I found the following proposition in Hatcher's book:

Proposition 1.26.
(a) If $Y$ is obtained from $X$ by attaching $2$-cells as described above, then the inclusion $X \hookrightarrow Y$ induces a surjection $\pi_1 (X, x_0) \to \pi_1 (Y,x_0)$ whose kernel is $N$. Thus $\pi_1 (Y) \approx \pi_1 (X)/N$.
(b) If $Y$ is obtained from $X$ by attaching $n$-cells for a fixed $n > 2$, then the inclusion $X \hookrightarrow Y$ induces an isomorphism $\pi_1 (X, x_0) \approx \pi_1 (Y,x_0)$.
(c) For a path-connected cell complex $X$ the inclusion of the $2$-skeleton $X^2 \hookrightarrow X$ induces an isomorphism $\pi_1 (X^2,x_0) \approx \pi_1 (X,x_0)$.

(In (a), $N$ is a normal subgroup of $\pi_1(X,x_0)$.)
I was wondering if there's a more "direct" proof, or if I should just follow this proposition.
Thanks in advance!
 A: The CW-flavoured argument uses the relative version of CW approximation:

Let $X$ and $Y$ be CW complexes, $A\subset X$ a subcomplex. If $f\colon X \to Y$ is a continuous function that is cellular on $A$ then there is a homotopy $H\colon X\times I \to Y$ such that $H_0 = f$, $H_t(a) = f(a)$ for all $a\in A$ and $t\in I$, and $H_1$ is cellular.

Let $X$ be a CW complex, and $\iota \colon X^n \to X$ the inclusion of its $n$-skeleton (we omit the subscript on $\iota$ for the sake of notation). We want to show that $\iota_*\colon \pi_1(X^2) \to \pi_1(X)$ is an isomorphism.

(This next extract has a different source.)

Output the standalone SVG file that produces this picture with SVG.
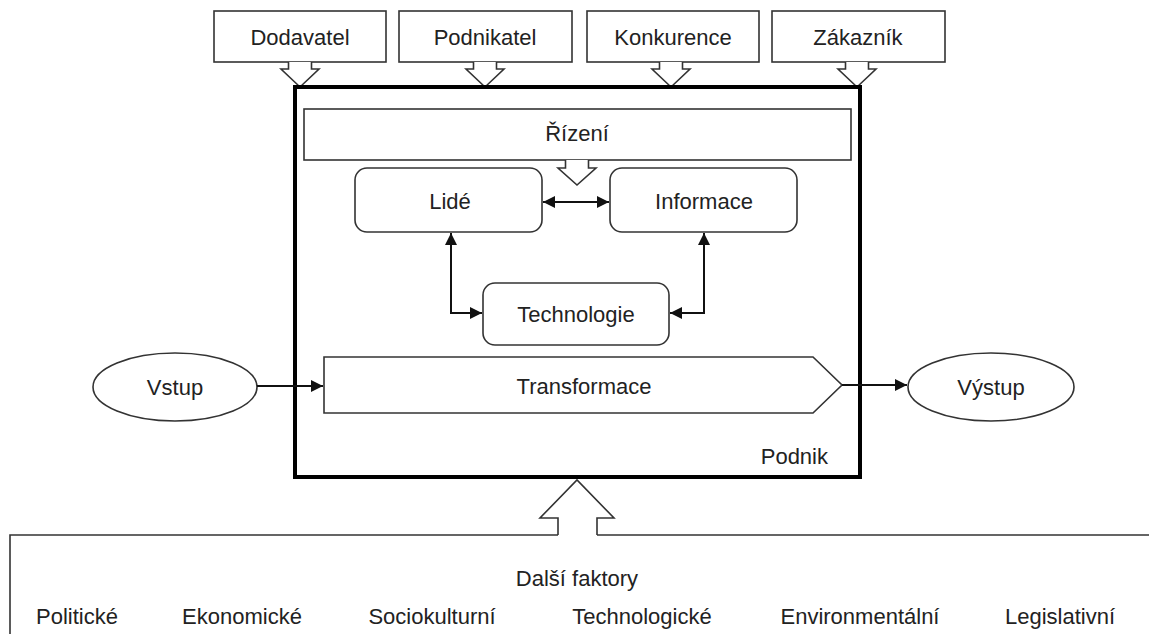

Suppose $S^1$ is given a CW structure so that the basepoint is a $0$-cell.
If $f\colon S^1 \to X$ is basepoint preserving, then by relative CW approximation there is a basepoint preserving homotopy between $f$ and a pointed cellular function $\tilde{f}\colon S^1 \to X$. By cellularity the image of $\tilde{f}$ is in $X^1$, so $\iota_*\colon \pi_1(X^2)\to \pi_1(X)$ is surjective.
Now suppose $f\colon S^1 \to X^2$ is a pointed map such that $[\iota\circ f] = 0 \in \pi_1(X)$, i.e. $[f]$ is in the kernel of $\iota_*$. Without loss of generality we can assume that $f$ is a cellular map. If we consider any basepoint-preserving null-homotopy $H\colon S^1 \times I \to X$ of $\iota\circ f$, then by relative CW approximation (note that $H$ is cellular on the subcomplex $(X\times \{0\}) \cup (\{x_0\} \times I) \subset X \times I$) $H$ is homotopic to a basepoint-preserving null-homotopy $\tilde{H}$ of $\iota\circ f$ which is cellular. In particular the image of this null-homotopy is in $X^2$ so in fact $[f] = 0 \in \pi_1(X^2)$, therefore $\iota_*$ is injective.

Note: an essentially identical argument shows that $\pi_n(X) \cong \pi_n(X^{n+1})$ for all $n\geq 0$, as an exercise you should write out the details.
Edit: Further note: after looking at Hatcher's proof of this proposition, it seems more elementary than the full force of CW approximation, even though I feel like CW approximation is the "conceptual" way to answer your specific question about CW complexes.